RECORDED DATA
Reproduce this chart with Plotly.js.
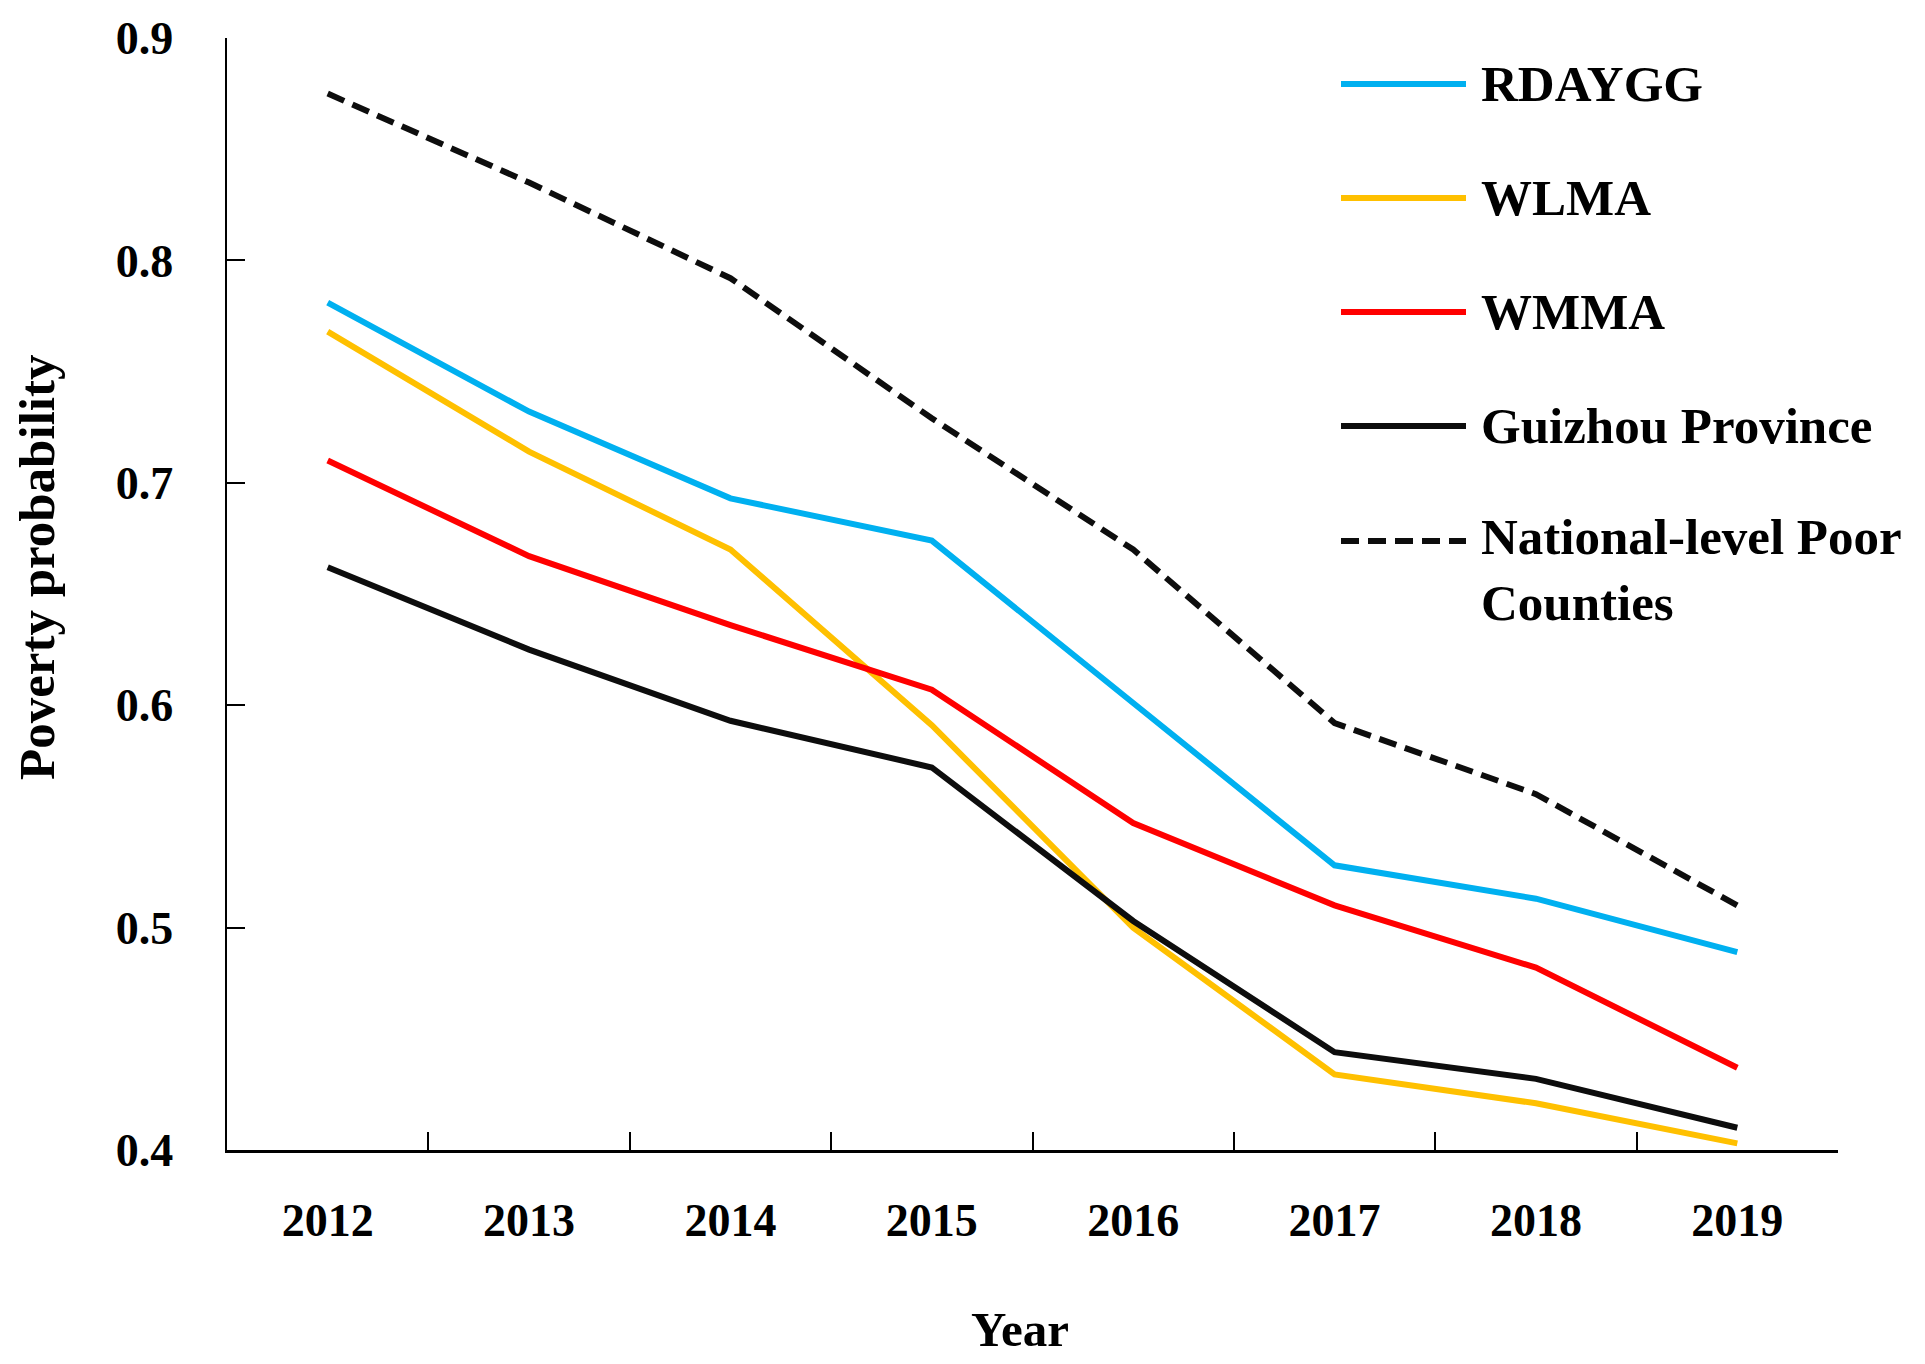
<!DOCTYPE html>
<html>
<head>
<meta charset="utf-8">
<script src="https://cdn.plot.ly/plotly-3.0.1.min.js"></script>
<style>html,body{margin:0;padding:0;background:#fff;}#chart{width:1925px;height:1364px;}</style>
</head>
<body>
<div id="chart"></div>
<script>
const years = ['2012', '2013', '2014', '2015', '2016', '2017', '2018', '2019'];
const rdaygg = [0.781, 0.732, 0.693, 0.674, 0.601, 0.528, 0.513, 0.489];
const wlma = [0.768, 0.714, 0.670, 0.591, 0.500, 0.434, 0.421, 0.403];
const wmma = [0.710, 0.667, 0.636, 0.607, 0.547, 0.510, 0.482, 0.437];
const guizhou = [0.662, 0.625, 0.593, 0.572, 0.503, 0.444, 0.432, 0.410];
const national = [0.875, 0.835, 0.792, 0.729, 0.670, 0.592, 0.560, 0.510];

const seriesNames = ['RDAYGG', 'WLMA', 'WMMA', 'Guizhou Province', 'National-level Poor<br>Counties'];
const seriesValues = [rdaygg, wlma, wmma, guizhou, national];
const seriesColors = ['#00B0F0', '#FFC000', '#FF0000', '#0D0D0D', '#0D0D0D'];
const seriesDash = ['solid', 'solid', 'solid', 'solid', '18px,9px'];
const xTitle = 'Year';
const yTitle = 'Poverty probability';

const FONT = 'Liberation Serif, Times New Roman, serif';

const traces = seriesValues.map((vals, i) => ({
  type: 'scatter',
  mode: 'lines',
  x: years,
  y: vals,
  name: seriesNames[i].replace('<br>', ' '),
  line: {color: seriesColors[i], width: 6, dash: seriesDash[i]},
  showlegend: false,
  hoverinfo: 'x+y+name'
}));

// manual legend (long line samples like the reference)
const L = 227, R = 1838, T = 38, B = 1150;
const px = v => (v - L) / (R - L);
const py = v => (B - v) / (B - T);
const rowY = [84, 198, 312, 426, 541];
const shapes = [];
const annotations = [];
seriesNames.forEach((nm, i) => {
  shapes.push({
    type: 'line', xref: 'paper', yref: 'paper',
    x0: px(1341), x1: px(1466), y0: py(rowY[i]), y1: py(rowY[i]),
    line: {color: seriesColors[i], width: 6, dash: seriesDash[i]}
  });
  const multi = nm.indexOf('<br>') >= 0;
  annotations.push({
    xref: 'paper', yref: 'paper',
    x: px(1480), y: multi ? py(rowY[i] - 33) : py(rowY[i]),
    xanchor: 'left', yanchor: multi ? 'top' : 'middle',
    align: 'left', showarrow: false, borderpad: 0,
    text: nm,
    font: {family: FONT, size: 51, color: '#000', weight: 'bold'}
  });
});

// axis titles placed as in the reference
annotations.push({
  xref: 'paper', yref: 'paper', x: px(1020), y: py(1330),
  xanchor: 'center', yanchor: 'middle', showarrow: false,
  text: xTitle, font: {family: FONT, size: 49, color: '#000', weight: 'bold'}
});
annotations.push({
  xref: 'paper', yref: 'paper', x: px(37), y: py(568),
  xanchor: 'center', yanchor: 'middle', showarrow: false, textangle: -90,
  text: yTitle, font: {family: FONT, size: 51, color: '#000', weight: 'bold'}
});

const layout = {
  width: 1925, height: 1364,
  margin: {l: L, r: 1925 - R, t: T, b: 1364 - B, pad: 0},
  paper_bgcolor: '#fff', plot_bgcolor: '#fff',
  font: {family: FONT, color: '#000', weight: 'bold'},
  xaxis: {
    type: 'category',
    range: [-0.5, 7.5],
    tickson: 'boundaries',
    ticks: 'inside', ticklen: 18, tickwidth: 2, tickcolor: '#000',
    showline: true, linecolor: '#000', linewidth: 2.5,
    showgrid: false, zeroline: false,
    tickfont: {family: FONT, size: 46, color: '#000', weight: 'bold'},
    ticklabelstandoff: 28
  },
  yaxis: {
    range: [0.4, 0.9],
    dtick: 0.1, tick0: 0.4, tickformat: '.1f',
    ticks: 'inside', ticklen: 18, tickwidth: 2, tickcolor: '#000',
    showline: true, linecolor: '#000', linewidth: 2.5,
    showgrid: false, zeroline: false,
    tickfont: {family: FONT, size: 46, color: '#000', weight: 'bold'},
    ticklabelstandoff: 42
  },
  shapes: shapes,
  annotations: annotations
};

Plotly.newPlot('chart', traces, layout, {displayModeBar: false, staticPlot: true});
</script>
</body>
</html>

WRITTEN EXERCISE
In your copy, leave out the pictures and reproduce the material above exactly.

THE RESPONSE
Reproduce this chart with Plotly.js.
<!DOCTYPE html>
<html>
<head>
<meta charset="utf-8">
<script src="https://cdn.plot.ly/plotly-3.0.1.min.js"></script>
<style>html,body{margin:0;padding:0;background:#fff;}#chart{width:1925px;height:1364px;}</style>
</head>
<body>
<div id="chart"></div>
<script>
const years = ['2012', '2013', '2014', '2015', '2016', '2017', '2018', '2019'];
const rdaygg = [0.781, 0.732, 0.693, 0.674, 0.601, 0.528, 0.513, 0.489];
const wlma = [0.768, 0.714, 0.670, 0.591, 0.500, 0.434, 0.421, 0.403];
const wmma = [0.710, 0.667, 0.636, 0.607, 0.547, 0.510, 0.482, 0.437];
const guizhou = [0.662, 0.625, 0.593, 0.572, 0.503, 0.444, 0.432, 0.410];
const national = [0.875, 0.835, 0.792, 0.729, 0.670, 0.592, 0.560, 0.510];

const seriesNames = ['RDAYGG', 'WLMA', 'WMMA', 'Guizhou Province', 'National-level Poor<br>Counties'];
const seriesValues = [rdaygg, wlma, wmma, guizhou, national];
const seriesColors = ['#00B0F0', '#FFC000', '#FF0000', '#0D0D0D', '#0D0D0D'];
const seriesDash = ['solid', 'solid', 'solid', 'solid', '18px,9px'];
const xTitle = 'Year';
const yTitle = 'Poverty probability';

const FONT = 'Liberation Serif, Times New Roman, serif';

const traces = seriesValues.map((vals, i) => ({
  type: 'scatter',
  mode: 'lines',
  x: years,
  y: vals,
  name: seriesNames[i].replace('<br>', ' '),
  line: {color: seriesColors[i], width: 6, dash: seriesDash[i]},
  showlegend: false,
  hoverinfo: 'x+y+name'
}));

// manual legend (long line samples like the reference)
const L = 227, R = 1838, T = 38, B = 1150;
const px = v => (v - L) / (R - L);
const py = v => (B - v) / (B - T);
const rowY = [84, 198, 312, 426, 541];
const shapes = [];
const annotations = [];
seriesNames.forEach((nm, i) => {
  shapes.push({
    type: 'line', xref: 'paper', yref: 'paper',
    x0: px(1341), x1: px(1466), y0: py(rowY[i]), y1: py(rowY[i]),
    line: {color: seriesColors[i], width: 6, dash: seriesDash[i]}
  });
  const multi = nm.indexOf('<br>') >= 0;
  annotations.push({
    xref: 'paper', yref: 'paper',
    x: px(1480), y: multi ? py(rowY[i] - 33) : py(rowY[i]),
    xanchor: 'left', yanchor: multi ? 'top' : 'middle',
    align: 'left', showarrow: false, borderpad: 0,
    text: nm,
    font: {family: FONT, size: 51, color: '#000', weight: 'bold'}
  });
});

// axis titles placed as in the reference
annotations.push({
  xref: 'paper', yref: 'paper', x: px(1020), y: py(1330),
  xanchor: 'center', yanchor: 'middle', showarrow: false,
  text: xTitle, font: {family: FONT, size: 49, color: '#000', weight: 'bold'}
});
annotations.push({
  xref: 'paper', yref: 'paper', x: px(37), y: py(568),
  xanchor: 'center', yanchor: 'middle', showarrow: false, textangle: -90,
  text: yTitle, font: {family: FONT, size: 51, color: '#000', weight: 'bold'}
});

const layout = {
  width: 1925, height: 1364,
  margin: {l: L, r: 1925 - R, t: T, b: 1364 - B, pad: 0},
  paper_bgcolor: '#fff', plot_bgcolor: '#fff',
  font: {family: FONT, color: '#000', weight: 'bold'},
  xaxis: {
    type: 'category',
    range: [-0.5, 7.5],
    tickson: 'boundaries',
    ticks: 'inside', ticklen: 18, tickwidth: 2, tickcolor: '#000',
    showline: true, linecolor: '#000', linewidth: 2.5,
    showgrid: false, zeroline: false,
    tickfont: {family: FONT, size: 46, color: '#000', weight: 'bold'},
    ticklabelstandoff: 28
  },
  yaxis: {
    range: [0.4, 0.9],
    dtick: 0.1, tick0: 0.4, tickformat: '.1f',
    ticks: 'inside', ticklen: 18, tickwidth: 2, tickcolor: '#000',
    showline: true, linecolor: '#000', linewidth: 2.5,
    showgrid: false, zeroline: false,
    tickfont: {family: FONT, size: 46, color: '#000', weight: 'bold'},
    ticklabelstandoff: 42
  },
  shapes: shapes,
  annotations: annotations
};

Plotly.newPlot('chart', traces, layout, {displayModeBar: false, staticPlot: true});
</script>
</body>
</html>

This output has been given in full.